2.2.27 Mixed Lymphocyte Reaction Assay
Mixed lymphocyte reaction assays were performed using PBMCs from patients with Crohn’s disease as either stimulator or responder cells with a subset of adalimumab and adalimumab-aqvh lots. PBMCs from responders were diluted to 2 × 106 cells/mL and added at 50 μL/well. The stimulators from PBMCs from healthy individuals or patients with Crohn’s disease or the monocytes were irradiated at 3000 Rad, diluted in medium to 2 × 106 cells/mL or 1 × 106 cells/mL (depending on the responder:stimulator ratio of 1:2 or 1:1), and added at 50 μL/well. After incubation for 1 h, diluted test samples were added at 50 μL/well (40 μg/mL) and incubated for 6 days. Experiments were performed in 96-well round-bottom plates in quadruplicate. Mean values for fluorescence were used to derive the percentage of inhibition of proliferation activity. For flow cytometric analysis of mTNF-α expression and macrophage phenotype, MLR reactions were set up as just described but scaled up to 12-well plates with 8 × 105 responders/well and 8 × 105 stimulators/well. After incubation for 7 days, cells were transferred into 96-well round-bottom plates for staining.
2.2.28 C1q Binding by Enzyme-Linked Immunosorbent Assay
A validated C1q direct ELISA was used to evaluate the relative binding of adalimumab-aqvh and adalimumab. Plates were coated with adalimumab dilution series and controls. After incubation, washing, and blocking, C1q was added to plates for incubation at room temperature. Plates were washed and substrate (tetramethylbenzidine) was added to the plates. Stop solution (sulfuric acid 1 M) was added and data were collected. Curve fit parameters were analyzed using SoftMax Pro. Relative binding was calculated against the primary reference standard.
2.2.29 Surface Plasmon Resonance Binding Affinity Assays for Fcγ Receptors
The affinities of Fcγ receptors (FcγRs) were measured on a Biacore 8K instrument with HBS-EP+ running buffer at pH 7.4. The method consisted of amine coupling of sTNF-α as a capture reagent for adalimumab-aqvh on all flow cells of all channels, with one flow cell being used as a reference. After capture of the reference standard or adalimumab-aqvh on flow cell 2, FcγRIIIa, FcγRIIIb, FcγRIIa, FcγRIIbc, and FcγRI were injected at 15 °C over all channels. Binding affinities were determined using either a steady state model or a fit to a 1:1 kinetic interaction model (FcγRI only).

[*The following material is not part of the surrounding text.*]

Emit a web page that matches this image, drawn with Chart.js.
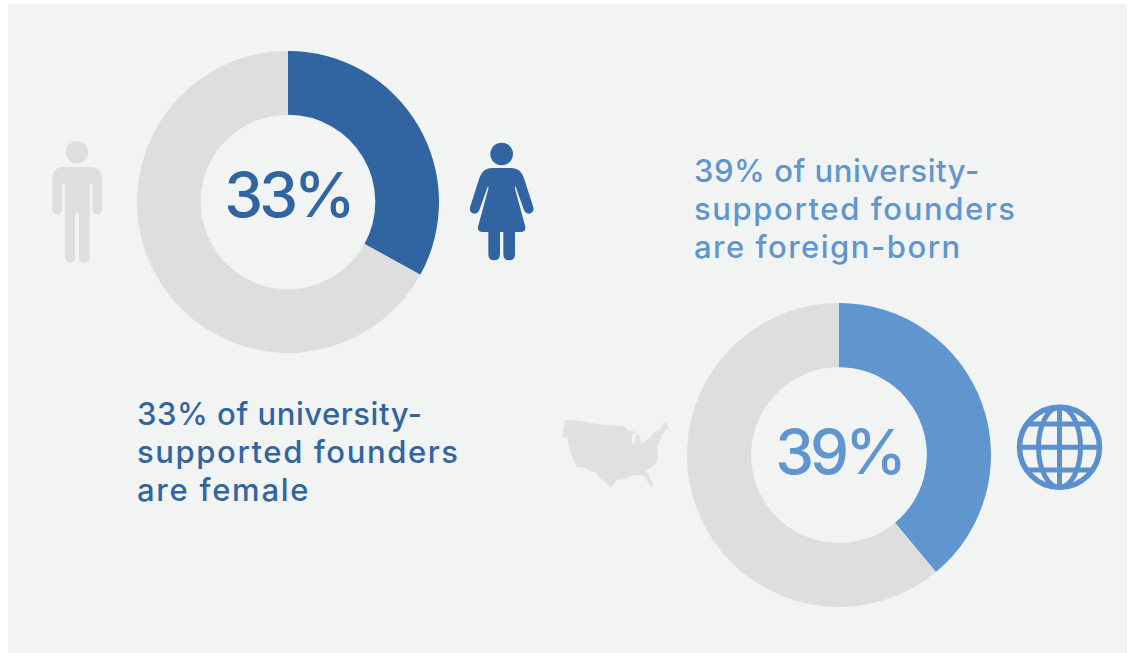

2.2.30 Surface Plasmon Resonance Binding Affinity Assay for Neonatal Fc Receptor
The binding of FcRn to adalimumab-aqvh was determined using a Biacore T200 instrument with a running buffer of sodium phosphate 10 mM; sodium chloride 150 mM; Tween 20, 0.05%; and glycerol, 20% (pH 5.8). The method consisted of amine coupling of neutravidin in sodium acetate buffer 10 mM (pH 5.0) as a capture reagent for biotinylated FcRn on flow cells 2, 3, and 4, with flow cell 1 being the reference flow cell. After capture of biotinylated FcRn, adalimumab or reference standard was injected at 15 °C over all flow cells, and binding affinities (KD) were determined using a 1:1 kinetic interaction model. The FcRn surface was regenerated using a sodium phosphate buffer (pH 7.4).
2.2.31 Forced Degradation Under Heat Stress
Adalimumab-aqvh and adalimumab samples were subjected to dialysis into adalimumab formulation buffer to assess degradation independent of formulation differences and to equalize any dialysis effects. Samples were heated at 40 °C for up to 3 months. Several stability-indicating analytical methods [e.g., SE-UPLC and cation-exchange chromatography (CEX), same as described previously] were used to provide a comprehensive assessment of potential degradation pathways.